Executives are feeling the strain of leading in the “new normal”
Executives’ overall satisfaction with work is down 15% over the last year, while remaining relatively flat – or even slightly rising – for non-executives.
A new Future Forum consortium study shows that executives’ work experience scores have worsened significantly over the past year as leaders struggle to adapt to new employee expectations and adjust their management strategies for the “new normal.” Executives’ overall satisfaction with work is down 15% over the last year, while remaining relatively flat – or even slightly rising – for non-executives.
“We’re still in the middle of the biggest workplace paradigm-shift we’re apt to see in our lifetimes, and leaders are feeling that pressure,” says Sheela Subramanian, vice president and co-founder of Future Forum. “The macroeconomic conditions, the continuing Great Resignation, and the push-pull between executives and employees on issues of workplace flexibility are making it harder to lead with confidence — you can no longer rely on the old leadership playbooks.”
Executives are struggling — reporting record low experience scores, including 40% more work-related stress and anxiety and 20% worse work-life balance over the last year.
While experience scores dropped for executives, scores are rising for other groups since the broad adoption of flexible work. In fact, remote and hybrid workers are 52% more likely to say their company culture has improved over the last two years compared to fully in-person workers — with flexible work policies cited as the #1 reason for that change. This suggests a strict return to pre-pandemic norms will be counterproductive. Still, 60% of executives say they’re designing their companies’ policies with little to no direct input from employees — and executives themselves are much more likely than their employees to want to spend most of their time in the physical office.
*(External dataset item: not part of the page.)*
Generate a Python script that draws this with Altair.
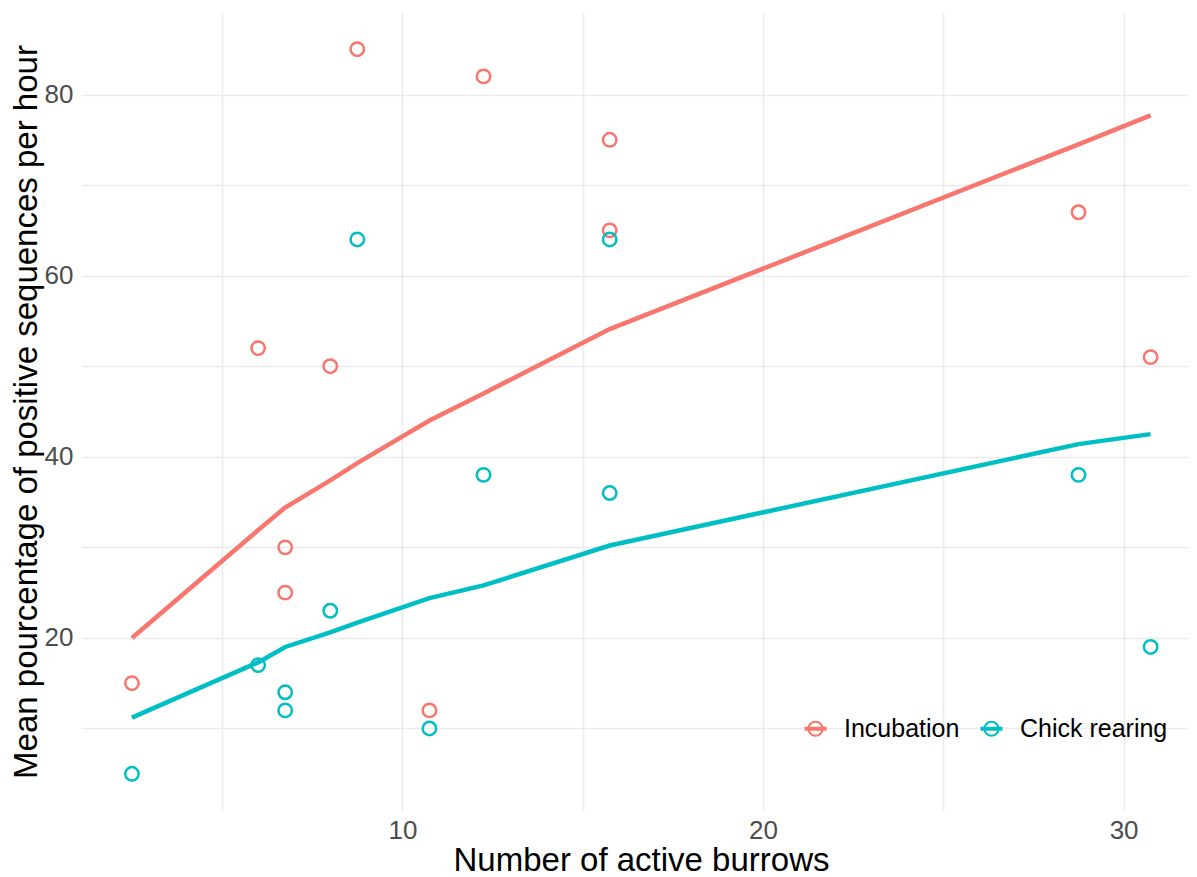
import altair as alt
import pandas as pd

# ---- data ----
burrows = [2.5, 6, 6.75, 6.75, 8, 8.75, 10.75, 12.25, 15.75, 15.75, 28.75, 30.75]
incubation = [15, 52, 30, 25, 50, 85, 12, 82, 75, 65, 67, 51]
chick_rearing = [5, 17, 14, 12, 23, 64, 10, 38, 36, 64, 38, 19]

fit_x = [2.5, 6, 6.75, 8, 8.75, 10.75, 12.25, 15.75, 28.75, 30.75]
fit_incubation = [20.0, 31.9, 34.4, 37.4, 39.3, 44.0, 47.0, 54.1, 74.5, 77.7]
fit_chick_rearing = [11.2, 17.3, 19.0, 20.6, 21.7, 24.4, 25.8, 30.2, 41.4, 42.5]

groups = ["Incubation", "Chick rearing"]
colors = ["#F8766D", "#00BFC4"]

x_ticks = [5, 10, 15, 20, 25, 30]
y_ticks = [10, 20, 30, 40, 50, 60, 70, 80]

points = pd.DataFrame({
    "x": burrows + burrows,
    "y": incubation + chick_rearing,
    "group": [groups[0]] * len(burrows) + [groups[1]] * len(burrows),
})
fits = pd.DataFrame({
    "x": fit_x + fit_x,
    "y": fit_incubation + fit_chick_rearing,
    "group": [groups[0]] * len(fit_x) + [groups[1]] * len(fit_x),
})

FONT = "Liberation Sans"
W, H = 1108, 797
PX_PER_UNIT = 36.06
XMIN = 1.0875
XMAX = XMIN + W / PX_PER_UNIT

x_enc = alt.X(
    "x:Q",
    scale=alt.Scale(domain=[XMIN, XMAX], nice=False, zero=False),
    axis=alt.Axis(
        title="Number of active burrows",
        values=x_ticks,
        labelExpr="datum.value % 10 === 0 ? datum.label : ''",
        grid=True, gridColor="#EBEBEB", gridWidth=1.6,
        domain=False, ticks=False, tickSize=0,
        labelFont=FONT, labelFontSize=26, labelColor="#4D4D4D",
        labelBaseline="alphabetic", labelPadding=28,
        titleFont=FONT, titleFontSize=33, titleFontWeight="normal", titleColor="#000000",
        titleBaseline="alphabetic", titleY=60, titleX=560,
    ),
)
y_enc = alt.Y(
    "y:Q",
    scale=alt.Scale(domain=[1, 89], nice=False, zero=False),
    axis=alt.Axis(
        title="Mean pourcentage of positive sequences per hour",
        values=y_ticks,
        labelExpr="datum.value % 20 === 0 ? datum.label : ''",
        grid=True, gridColor="#EBEBEB", gridWidth=1.6,
        domain=False, ticks=False, tickSize=0,
        labelFont=FONT, labelFontSize=26, labelColor="#4D4D4D",
        labelPadding=8,
        titleFont=FONT, titleFontSize=33, titleFontWeight="normal", titleColor="#000000",
        titleBaseline="alphabetic", titleX=-45,
    ),
)

legend_symbol = (
    "M-1,-0.1L1,-0.1M-1,0L1,0M-1,0.1L1,0.1"
    "M0.64,0A0.64,0.64,0,1,1,-0.64,0A0.64,0.64,0,1,1,0.64,0"
)

color_enc = alt.Color(
    "group:N",
    scale=alt.Scale(domain=groups, range=colors),
    sort=groups,
    legend=alt.Legend(
        title=None,
        orient="none",
        direction="horizontal",
        legendX=722,
        legendY=703,
        symbolType=legend_symbol,
        symbolSize=484,
        symbolStrokeWidth=2,
        symbolFillColor="transparent",
        labelFont=FONT,
        labelFontSize=25,
        labelColor="#000000",
        labelOffset=16,
        columnPadding=16,
        padding=0,
    ),
)

lines = alt.Chart(fits).mark_line(strokeWidth=4.5).encode(
    x=x_enc,
    y=y_enc,
    color=color_enc,
)

pts = alt.Chart(points).mark_point(filled=False, size=180, strokeWidth=2.5, opacity=1).encode(
    x=x_enc,
    y=y_enc,
    color=color_enc,
)

chart = (
    alt.layer(lines, pts)
    .properties(
        width=W,
        height=H,
        autosize=alt.AutoSizeParams(type="none"),
        padding={"left": 73, "top": 5, "right": 0, "bottom": 64},
        background="#FFFFFF",
    )
    .configure_view(stroke=None)
)

chart.save("out.html", embed_options={"renderer": "svg", "actions": False})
“If you’re thinking in terms of ‘returning’ — returning to the old way, returning to the way the office used to be, returning to what worked for you — then it’s time to rethink that direction,” says Ryan Anderson, vice president of global research and insights at MillerKnoll, one of the founding partners of Future Forum. “We need to move forward to a new path, and that requires engaging your employees to establish new ways of working together.”
The latest Pulse data shows that leaders who wish to build healthy and productive work cultures would benefit from refocusing their attention on a growing crisis among desk workers: burnout.
Read more: How to get the hybrid work balance right
Providing employees with schedule flexibility is an effective, yet so far rarely supported, way to reduce burnout and increase employee engagement and loyalty, while also improving business outcomes. Employees with schedule flexibility show the highest scores across the board on the index, including 53% greater ability to focus and 3x better work-life balance. On the other side of the spectrum, employees with no schedule flexibility are more than twice as likely to look for a new job in the coming year, compared with employees with moderate schedule flexibility.